Co-founder Indonesian Pageants dan IPClass, Mukie Muza, mengungkapkan esensi kontes kecantikan adalah sebuah ajang yang korelasinya sangat memberi dampak pada segala aspek kehidupan. Pesertanya dinilai tak hanya berdasarkan rupa saja, tapi juga attitude, kecerdasan dan semuanya diobservasi pada saat masa karantina.

Namun mengenai inklusivitas, jika hal itu positif dan bisa memberikan dampak lebih besar menurutnya tidak masalah. "Saya mendukung (inklusivitas) tetap pada koridornya, mana yang baik dan cocok dengan budaya kita," kata Mukie dalam wawancara telepon dengan Tim Lifestyle Liputan6.com, Jumat, 20 Desember 2024.

"Kalau transgender sudah ada group untuk mereka di Thailand," sambung Mukie.

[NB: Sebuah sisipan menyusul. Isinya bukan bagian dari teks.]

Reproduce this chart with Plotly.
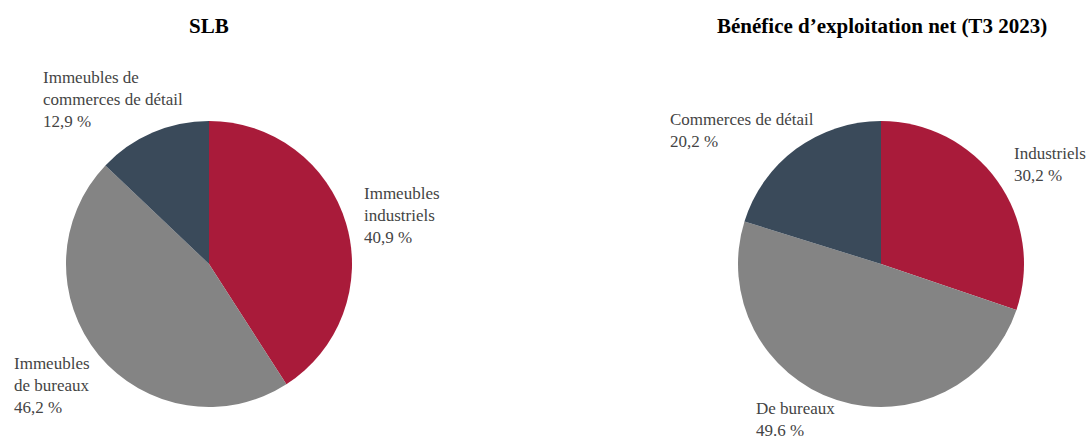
import plotly.graph_objects as go

W, H = 1089, 442

# Data
left_title = "SLB"
left_labels = ["Immeubles industriels", "Immeubles de bureaux", "Immeubles de commerces de détail"]
left_values = [40.9, 46.2, 12.9]
left_text = ["Immeubles<br>industriels<br>40,9 %",
             "Immeubles<br>de bureaux<br>46,2 %",
             "Immeubles de<br>commerces de détail<br>12,9 %"]

right_title = "Bénéfice d’exploitation net (T3 2023)"
right_labels = ["Industriels", "De bureaux", "Commerces de détail"]
right_values = [30.2, 49.6, 20.2]
right_text = ["Industriels<br>30,2 %",
              "De bureaux<br>49.6 %",
              "Commerces de détail<br>20,2 %"]

colors = ["#A91B3A", "#848484", "#3A4A5A"]

FONT = "Liberation Serif"
TXT = "#444444"

def px(x):
    return x / W

def py(y):
    return 1 - y / H

fig = go.Figure()

R = 143
for cx, labels, values in [(209, left_labels, left_values), (881, right_labels, right_values)]:
    fig.add_trace(go.Pie(
        labels=labels, values=values, sort=False, direction="clockwise", rotation=0,
        marker=dict(colors=colors, line=dict(width=0)),
        textinfo="none", hoverinfo="label+percent", showlegend=False,
        domain=dict(x=[px(cx - R), px(cx + R)], y=[py(264 + R), py(264 - R)]),
    ))

# label positions (pixel left/top)
left_pos = [(362, 182), (12, 352), (41, 66)]
right_pos = [(1012, 142), (754, 397), (668, 108)]

annotations = []
for texts, pos in [(left_text, left_pos), (right_text, right_pos)]:
    for t, (x, y) in zip(texts, pos):
        annotations.append(dict(
            text=t, x=px(x), y=py(y), xref="paper", yref="paper",
            xanchor="left", yanchor="top", align="left", showarrow=False,
            font=dict(family=FONT, size=17, color=TXT),
        ))

for t, cx in [(left_title, 209), (right_title, 882)]:
    annotations.append(dict(
        text="<b>%s</b>" % t, x=px(cx), y=py(26), xref="paper", yref="paper",
        xanchor="center", yanchor="middle", showarrow=False,
        font=dict(family=FONT, size=21, color="#000000"),
    ))

fig.update_layout(
    width=W, height=H, margin=dict(l=0, r=0, t=0, b=0),
    paper_bgcolor="white", plot_bgcolor="white",
    annotations=annotations,
)

fig.write_html("out.html")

Menurutnya penyelenggaraan kontes kecantikan juga sangat beririsan dengan apa yang tercermin di masyarakat, karena itu perempuan muda yang mengikuti beauty pageant harus mempersiapkan banyak hal. Terlebih kontestasi ini juga memberi dampak pada industri kecantikan, pariwisata, dan menggerakkan UMKM serta industri kreatif. 

"Knowledge, adat istiadat, punya sense of pride daerah yang dimunculkan," imbuhnya. Ia pun berharap kontes kecantikan bukan sekadar gegap gempita pemilihannya saja tapi menggerakkan semua industri terkait.